Another factor is how the market values engineering risk. Enthusiasts increasingly appreciate cars that represent turning points or experiments, even if they were not the most polished products of their time. The Spirit R/T’s turbo four, with its mix of strong performance and platform strain, fits that description. As more people learn that this plain-looking sedan was once the quickest American four-door on sale, interest in surviving examples is likely to grow.
There is also a broader shift under way as the industry moves toward electrification. As electric performance cars become more common, combustion engines that squeezed remarkable power from limited displacement or aging platforms may gain a new kind of respect. The idea of a small turbocharged four-cylinder outrunning larger, more prestigious sedans, or a big-cube V8 turning a relaxed convertible into a straight-line weapon, will feel increasingly distant from everyday experience.

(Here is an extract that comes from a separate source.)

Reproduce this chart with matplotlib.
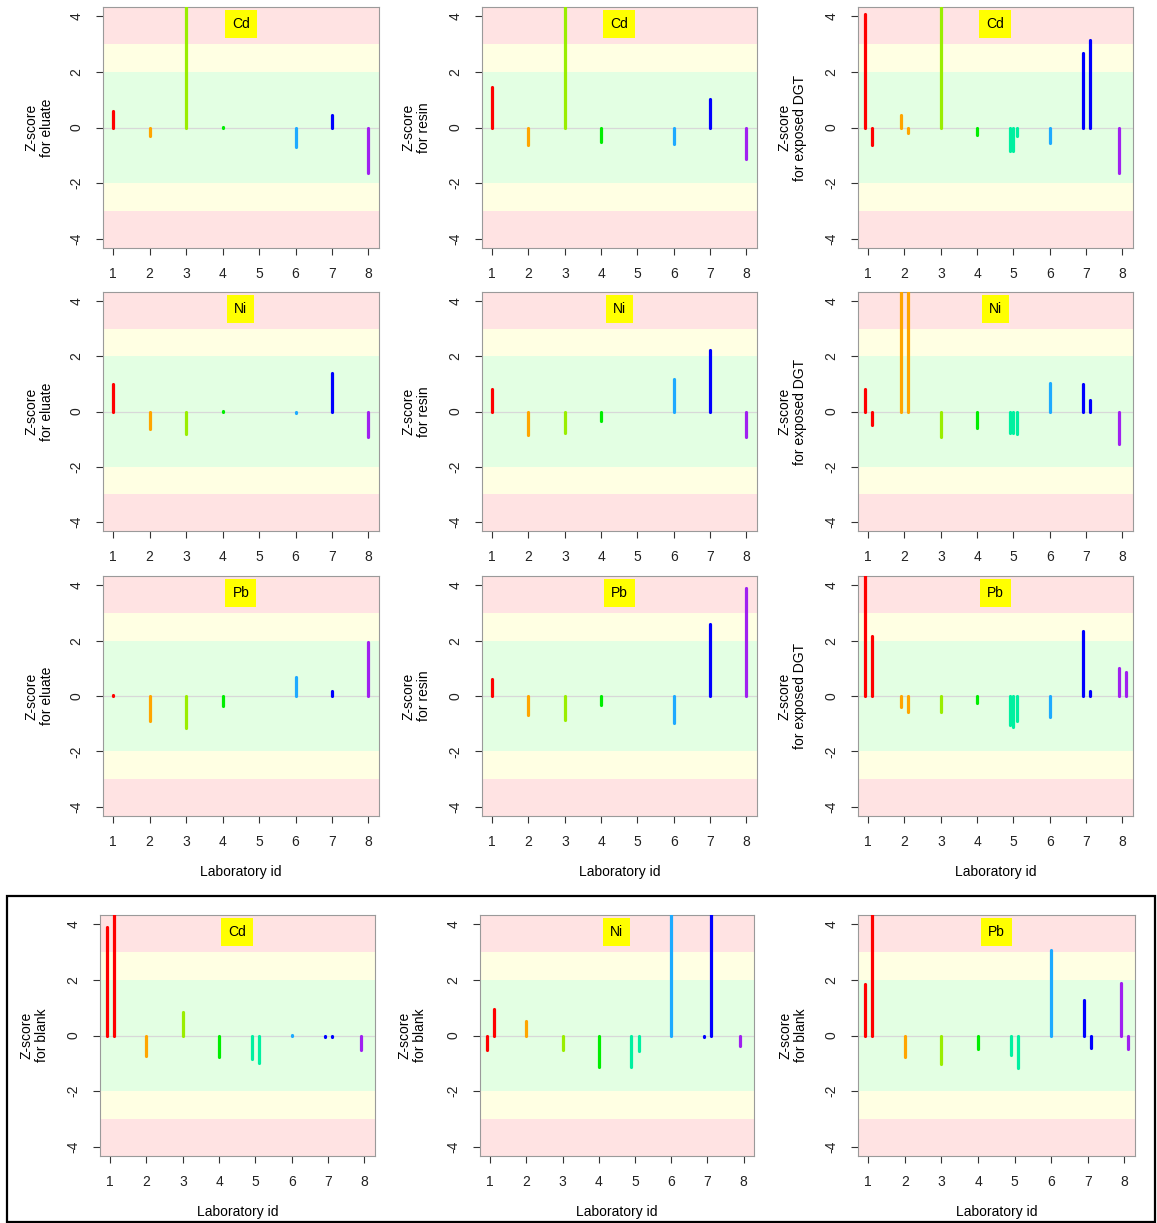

That distance tends to fuel nostalgia. Younger enthusiasts who grew up around modern turbo fours and electric torque may find something exotic in the mechanical drama of an old Mopar engine fighting traction and driveline limits. Older fans who remember when these cars were new will see them as tangible links to a time when corporate decision makers were still figuring out how to balance performance with responsibility.
On the preservation side, owners of these rare engines face practical decisions. Parts availability, especially for unique internal components or specific turbo hardware, can become a challenge as years pass. Some will choose careful upgrades in the name of reliability, while others will pursue strict originality. The choices they make will shape how future generations experience these cars, whether as fully stock time capsules or as lightly modernized drivers that still honor the spirit of the original engineering.